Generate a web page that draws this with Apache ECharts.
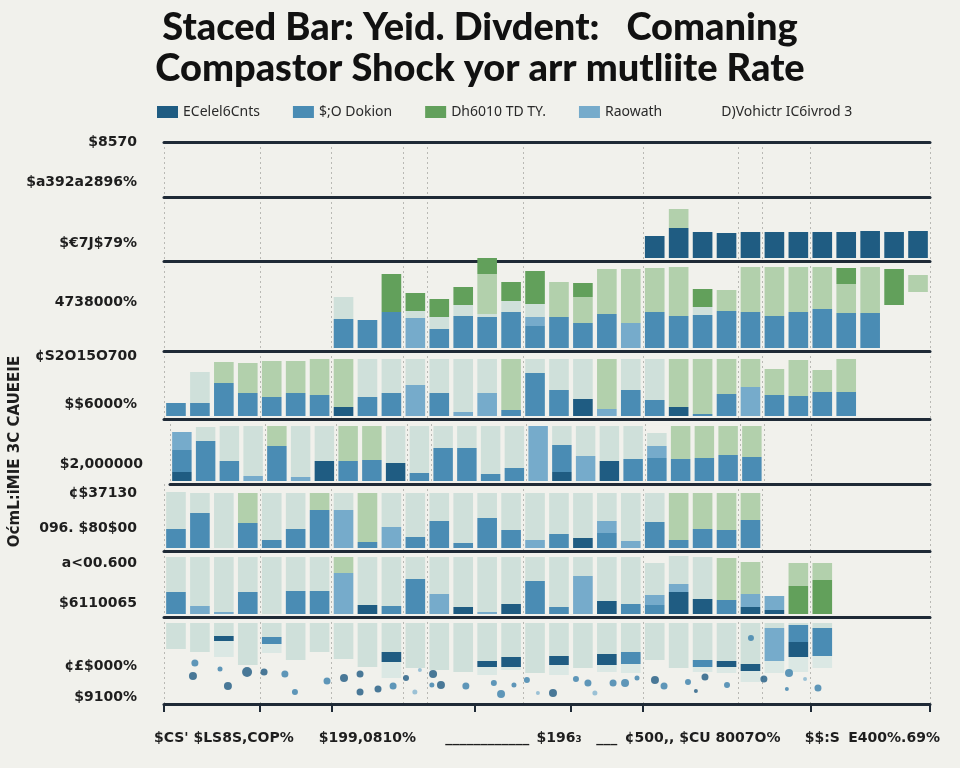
<!DOCTYPE html>
<html><head><meta charset="utf-8">
<script src="https://cdn.jsdelivr.net/npm/echarts@6/dist/echarts.min.js"></script>
<style>html,body{margin:0;padding:0;background:#f1f1ec}#c{width:960px;height:768px}</style>
</head><body><div id="c"></div><script>
// ---------- text ----------
const titleText = 'Staced Bar: Yeid. Divdent:   Comaning\nCompastor Shock yor arr mutliite Rate';
const legendNames = ['ECelel6Cnts', '$;O Dokion', 'Dh6010 TD TY.', 'Raowath', 'D)Vohictr IC6ivrod 3'];
const yAxisTitle = 'OćmL:iMIE 3C CAUEEIE';
const categories = ['', '', "$CS' $LS8S,COP%", '', '', '', '', '', '$199,0810%', '', '', '', '',
  '____________', '', '', '$196₃', '', '___', '', '', '', '¢500,, $CU 8007O%', '', '', '', '',
  '$$:S', '', '', 'E400%.69%', ''];
const gridlineSlots = [0, 4, 7, 10, 11, 15, 20, 24, 25, 27];
const tickSlots = [0, 4, 7, 13, 17, 20, 27];

// ---------- y tick labels per band ----------
const bandA_ticks = [52, 12]; const bandA_labels = ['$8570', '$a392a2896%'];
const bandB_ticks = [15];     const bandB_labels = ['$€7J$79%'];
const bandC_ticks = [46];     const bandC_labels = ['4738000%'];
const bandD_ticks = [60, 12]; const bandD_labels = ['¢S2O15O700', '$$6000%'];
const bandE_ticks = [17];     const bandE_labels = ['$2,000000'];
const bandF_ticks = [55, 20]; const bandF_labels = ['¢$37130', '096. $80$00'];
const bandG_ticks = [51, 11]; const bandG_labels = ['a<00.600', '$6110065'];
const bandH_ticks = [35, 4];  const bandH_labels = ['¢£$000%', '$9100%'];

// ---------- band B (from category 20) ----------
const bandB_start = 20;
const bandB_navy = [22, 30, 26, 25, 26, 26, 26, 26, 26, 27, 26, 27];
const bandB_lightgreen = [0, 19, 0, 0, 0, 0, 0, 0, 0, 0, 0, 0];

// ---------- band C (from category 7) ----------
const bandC_start = 7;
const bandC_offset = [0,0,0,0,0,0,0,0,0,0,0,0,0,0,0,0,0,0,0,0,0,0,0,43,56];
const bandC_blue = [29,28,36,0,19,32,31,36,22,31,25,34,0,36,32,33,37,36,32,36,39,35,35,0,0];
const bandC_lightblue = [0,0,0,30,0,0,0,0,9,0,0,0,25,0,0,0,0,0,0,0,0,0,0,0,0];
const bandC_pale = [22,0,0,7,12,11,3,11,13,0,0,0,0,0,0,8,0,0,0,0,0,0,0,0,0];
const bandC_lightgreen = [0,0,0,0,0,0,40,0,0,35,26,45,54,44,49,0,21,45,49,45,42,29,46,0,17];
const bandC_green = [0,0,38,18,18,18,16,19,33,0,14,0,0,0,0,18,0,0,0,0,0,16,0,36,0];

// ---------- band D (from category 0) ----------
const bandD_start = 0;
const bandD_navy = [0,0,0,0,0,0,0,9,0,0,0,0,0,0,0,0,0,17,0,0,0,9,0,0,0,0,0,0,0];
const bandD_blue = [13,13,33,23,19,23,21,0,19,23,0,23,0,0,6,43,26,0,0,26,16,0,2,22,0,21,20,24,24];
const bandD_lightblue = [0,0,0,0,0,0,0,0,0,0,31,0,4,23,0,0,0,0,7,0,0,0,0,0,29,0,0,0,0];
const bandD_pale = [0,31,0,0,0,0,0,0,38,34,26,34,53,34,0,14,31,40,0,31,41,0,0,0,0,0,0,0,0];
const bandD_lightgreen = [0,0,21,30,36,32,36,48,0,0,0,0,0,0,51,0,0,0,50,0,0,48,55,35,28,26,36,22,33];

// ---------- band E (from category 0) ----------
const bandE_start = 0;
const bandE_navy = [9,0,0,0,0,0,20,0,0,18,0,0,0,0,0,0,9,0,20,0,0,0,0,0,0];
const bandE_blue = [22,40,20,0,35,0,0,20,21,0,8,33,33,7,13,0,27,0,0,22,23,22,23,26,24];
const bandE_lightblue = [18,0,0,5,0,4,0,0,0,0,0,0,0,0,0,55,0,25,0,0,12,0,0,0,0];
const bandE_pale = [0,14,35,50,0,51,35,0,0,37,47,22,22,48,42,0,19,30,35,33,13,0,0,0,0];
const bandE_lightgreen = [0,0,0,0,20,0,0,35,34,0,0,0,0,0,0,0,0,0,0,0,0,33,32,29,31];

// ---------- band F (from category 0) ----------
const bandF_start = 0;
const bandF_navy = [0,0,0,0,0,0,0,0,0,0,0,0,0,0,0,0,0,10,0,0,0,0,0,0,0];
const bandF_blue = [19,35,0,25,8,19,38,0,6,0,11,27,5,30,18,0,14,0,15,0,26,8,19,18,28];
const bandF_lightblue = [0,0,0,0,0,0,0,38,0,21,0,0,0,0,0,8,0,0,12,7,0,0,0,0,0];
const bandF_pale = [37,20,55,0,47,36,0,17,0,34,44,28,50,25,37,47,41,45,28,48,29,0,0,0,0];
const bandF_lightgreen = [0,0,0,30,0,0,17,0,49,0,0,0,0,0,0,0,0,0,0,0,0,47,36,37,27];

// ---------- band G (from category 0) ----------
const bandG_start = 0;
const bandG_navy = [0,0,0,0,0,0,0,0,9,0,0,0,7,0,10,0,0,0,13,0,0,22,15,0,7,4,0,0];
const bandG_blue = [22,0,0,22,0,23,23,0,0,8,35,0,0,0,0,33,7,0,0,10,9,0,0,14,0,0,0,0];
const bandG_lightblue = [0,8,2,0,0,0,0,41,0,0,0,20,0,2,0,0,0,38,0,0,10,8,0,0,13,14,0,0];
const bandG_pale = [35,49,55,35,57,34,34,0,48,49,22,37,50,55,47,24,50,19,44,47,32,28,42,0,0,0,0,0];
const bandG_green = [0,0,0,0,0,0,0,0,0,0,0,0,0,0,0,0,0,0,0,0,0,0,0,0,0,0,28,34];
const bandG_lightgreen = [0,0,0,0,0,0,0,16,0,0,0,0,0,0,0,0,0,0,0,0,0,0,0,42,32,0,23,17];

// ---------- band H (from category 0, bars hang from the top) ----------
const bandH_start = 0;
const bandH_offset = [52,49,44,36,48,41,49,42,34,23,33,31,29,26,31,28,26,33,29,28,41,33,29,28,19,28,29,33];
const bandH_paleLow = [0,0,16,0,9,0,0,0,0,16,0,0,0,8,3,0,10,0,7,9,0,0,5,6,11,12,15,12];
const bandH_navy = [0,0,5,0,0,0,0,0,0,10,0,0,0,6,10,0,9,0,11,0,0,0,0,6,7,0,15,0];
const bandH_blue = [0,0,0,0,7,0,0,0,0,0,0,0,0,0,0,0,0,0,0,12,0,0,7,0,0,0,17,28];
const bandH_lightblue = [0,0,0,0,0,0,0,0,0,0,0,0,0,0,0,0,0,0,0,0,0,0,0,0,0,33,0,0];
const bandH_pale = [26,29,13,42,14,37,29,36,44,29,45,47,49,38,34,50,33,45,31,29,37,45,37,38,41,5,2,5];

// dots in band H: [category position, height, size]
const dotsNavy = [[1.21,25,8],[2.67,15,8],[3.47,29,10],[4.18,29,7],[7.52,23,8],[8.19,27,7],[8.19,9,7],[8.94,12,7],[10.11,23,6],[11.24,27,8],[11.57,16,8],[16.25,8,8],[20.51,21,8],[22.22,10,4],[22.6,24,7],[25.06,22,7]];
const dotsBlue = [[1.29,38,7],[2.34,32,5],[5.05,27,7],[5.47,9,6],[6.81,20,7],[9.57,15,7],[11.19,16,5],[12.61,15,7],[13.78,18,6],[14.08,7,8],[14.62,16,5],[15.16,21,6],[17.21,22,6],[17.71,18,7],[18.76,18,7],[19.26,18,8],[19.76,23,5],[20.89,15,7],[21.89,19,6],[23.52,16,6],[24.52,63,6],[26.02,12,4],[26.11,28,8],[27.32,13,7]];
const dotsLight = [[10.48,9,5],[10.69,31,4],[15.62,8,4],[18.0,8,5],[26.78,22,4]];

// ---------- styling ----------
const SEG = {
  offset:     { name: '_offset', color: 'rgba(0,0,0,0)' },
  navy:       { name: legendNames[0], color: '#1f5c82' },
  blue:       { name: legendNames[1], color: '#4a8cb4' },
  green:      { name: legendNames[2], color: '#62a05b' },
  lightblue:  { name: legendNames[3], color: '#76abcb' },
  pale:       { name: legendNames[4], color: '#cfe0da' },
  paleLow:    { name: legendNames[4], color: '#dbe8e4' },
  lightgreen: { name: '_lightgreen', color: '#b2d0ac' }
};
const LINE = '#1f2a36';
const bandLayout = [ // top, height (px)
  [142, 55], [197, 64], [261, 90], [351, 68], [419, 65], [484, 67], [551, 66], [617, 87]
];
const bandTicks = [bandA_ticks, bandB_ticks, bandC_ticks, bandD_ticks, bandE_ticks, bandF_ticks, bandG_ticks, bandH_ticks];
const bandLabels = [bandA_labels, bandB_labels, bandC_labels, bandD_labels, bandE_labels, bandF_labels, bandG_labels, bandH_labels];

const bands = [
  null,
  { start: bandB_start, segs: [['navy', bandB_navy], ['lightgreen', bandB_lightgreen]] },
  { start: bandC_start, segs: [['offset', bandC_offset], ['blue', bandC_blue], ['lightblue', bandC_lightblue], ['pale', bandC_pale], ['lightgreen', bandC_lightgreen], ['green', bandC_green]] },
  { start: bandD_start, segs: [['navy', bandD_navy], ['blue', bandD_blue], ['lightblue', bandD_lightblue], ['pale', bandD_pale], ['lightgreen', bandD_lightgreen]] },
  { start: bandE_start, segs: [['navy', bandE_navy], ['blue', bandE_blue], ['lightblue', bandE_lightblue], ['pale', bandE_pale], ['lightgreen', bandE_lightgreen]] },
  { start: bandF_start, segs: [['navy', bandF_navy], ['blue', bandF_blue], ['lightblue', bandF_lightblue], ['pale', bandF_pale], ['lightgreen', bandF_lightgreen]] },
  { start: bandG_start, segs: [['navy', bandG_navy], ['blue', bandG_blue], ['lightblue', bandG_lightblue], ['pale', bandG_pale], ['green', bandG_green], ['lightgreen', bandG_lightgreen]] },
  { start: bandH_start, segs: [['offset', bandH_offset], ['paleLow', bandH_paleLow], ['navy', bandH_navy], ['blue', bandH_blue], ['lightblue', bandH_lightblue], ['pale', bandH_pale]] }
];

function pad(start, arr) {
  const out = new Array(categories.length).fill(null);
  arr.forEach((v, i) => { out[start + i] = v; });
  return out;
}

const grids = [], xAxes = [], yAxes = [], series = [];
bandLayout.forEach(([top, h], k) => {
  grids.push({ left: 164, right: 30, top: top, height: h });
  const last = k === bandLayout.length - 1;
  xAxes.push({
    type: 'category', gridIndex: k, data: categories, boundaryGap: true,
    axisLine: { show: true, onZero: false, lineStyle: { color: LINE, width: 3 } },
    axisTick: last ? { show: true, interval: (i) => tickSlots.includes(i), length: 8, lineStyle: { color: LINE, width: 2 } } : { show: false },
    axisLabel: last ? { show: true, interval: 0, margin: 27, color: '#1e1e1e', fontWeight: 'bold', fontSize: 14, fontFamily: 'DejaVu Sans' } : { show: false },
    splitLine: { show: true, interval: (i) => gridlineSlots.includes(i), lineStyle: { color: '#b9b9b4', type: [2, 3], width: 1 } }
  });
  const ticks = bandTicks[k], labels = bandLabels[k];
  const ya = {
    type: 'value', gridIndex: k, min: -3, max: h - 3,
    axisLine: { show: false }, axisTick: { show: false }, splitLine: { show: false },
    axisLabel: {
      show: true, customValues: ticks, margin: 27,
      formatter: (v) => { const j = ticks.indexOf(Math.round(v)); return j >= 0 ? labels[j] : ''; },
      color: '#1e1e1e', fontWeight: 'bold', fontSize: 14, fontFamily: 'DejaVu Sans'
    }
  };
  if (k === 4) {
    ya.name = yAxisTitle; ya.nameLocation = 'middle'; ya.nameRotate = 90; ya.nameGap = 147;
    ya.nameTextStyle = { color: '#1e1e1e', fontWeight: 'bold', fontSize: 15, fontFamily: 'DejaVu Sans' };
  }
  yAxes.push(ya);
  const band = bands[k];
  if (band) {
    band.segs.forEach(([key, arr]) => {
      series.push({
        type: 'bar', name: SEG[key].name, xAxisIndex: k, yAxisIndex: k, stack: 'band' + k,
        data: pad(band.start, arr), barCategoryGap: '18%', clip: false, silent: true,
        itemStyle: { color: SEG[key].color }, emphasis: { disabled: true }
      });
    });
  }
});
// top border line of band A
xAxes.push({ type: 'category', gridIndex: 0, position: 'top', data: categories,
  axisLine: { show: true, onZero: false, lineStyle: { color: LINE, width: 3 } },
  axisTick: { show: false }, axisLabel: { show: false }, splitLine: { show: false } });
// value x axis for dots in band H
xAxes.push({ type: 'value', gridIndex: 7, min: 0, max: categories.length, show: false, splitLine: { show: false } });
const dotXIndex = xAxes.length - 1;
[[dotsNavy, '#1f5a82'], [dotsBlue, '#3a7fab'], [dotsLight, '#86b5cf']].forEach(([d, c], i) => {
  series.push({ type: 'scatter', name: '_dots' + i, xAxisIndex: dotXIndex, yAxisIndex: 7, data: d,
    symbolSize: (v) => v[2], itemStyle: { color: c }, silent: true, z: 3 });
});

const chart = echarts.init(document.getElementById('c'));
chart.setOption({
  backgroundColor: '#f1f1ec',
  animation: false,
  title: { text: titleText, left: 'center', top: 2,
    textStyle: { fontFamily: 'Lato', fontWeight: 900, fontSize: 38, color: '#111', lineHeight: 41 } },
  legend: {
    data: legendNames.map((n, i) => i === 4 ? { name: n, icon: 'none' } : { name: n }),
    left: 152, top: 100, itemWidth: 21, itemHeight: 12, itemGap: 33, icon: 'rect',
    textStyle: { color: '#2a2a2a', fontSize: 14, fontFamily: 'Noto Sans' }
  },
  grid: grids, xAxis: xAxes, yAxis: yAxes, series: series
});
</script></body></html>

■ ■ ■ ■ ■ ■ ■

# TASK INSTRUCTIONS
Please reproduce the listing exactly from its opening line through the line that contains "const tickSlots = [0, 4, 7, 13, 17, 20, 27];", both included, with all pictures omitted.

# PROBLEM SOLUTION
Generate a web page that draws this with Apache ECharts.
<!DOCTYPE html>
<html><head><meta charset="utf-8">
<script src="https://cdn.jsdelivr.net/npm/echarts@6/dist/echarts.min.js"></script>
<style>html,body{margin:0;padding:0;background:#f1f1ec}#c{width:960px;height:768px}</style>
</head><body><div id="c"></div><script>
// ---------- text ----------
const titleText = 'Staced Bar: Yeid. Divdent:   Comaning\nCompastor Shock yor arr mutliite Rate';
const legendNames = ['ECelel6Cnts', '$;O Dokion', 'Dh6010 TD TY.', 'Raowath', 'D)Vohictr IC6ivrod 3'];
const yAxisTitle = 'OćmL:iMIE 3C CAUEEIE';
const categories = ['', '', "$CS' $LS8S,COP%", '', '', '', '', '', '$199,0810%', '', '', '', '',
  '____________', '', '', '$196₃', '', '___', '', '', '', '¢500,, $CU 8007O%', '', '', '', '',
  '$$:S', '', '', 'E400%.69%', ''];
const gridlineSlots = [0, 4, 7, 10, 11, 15, 20, 24, 25, 27];
const tickSlots = [0, 4, 7, 13, 17, 20, 27];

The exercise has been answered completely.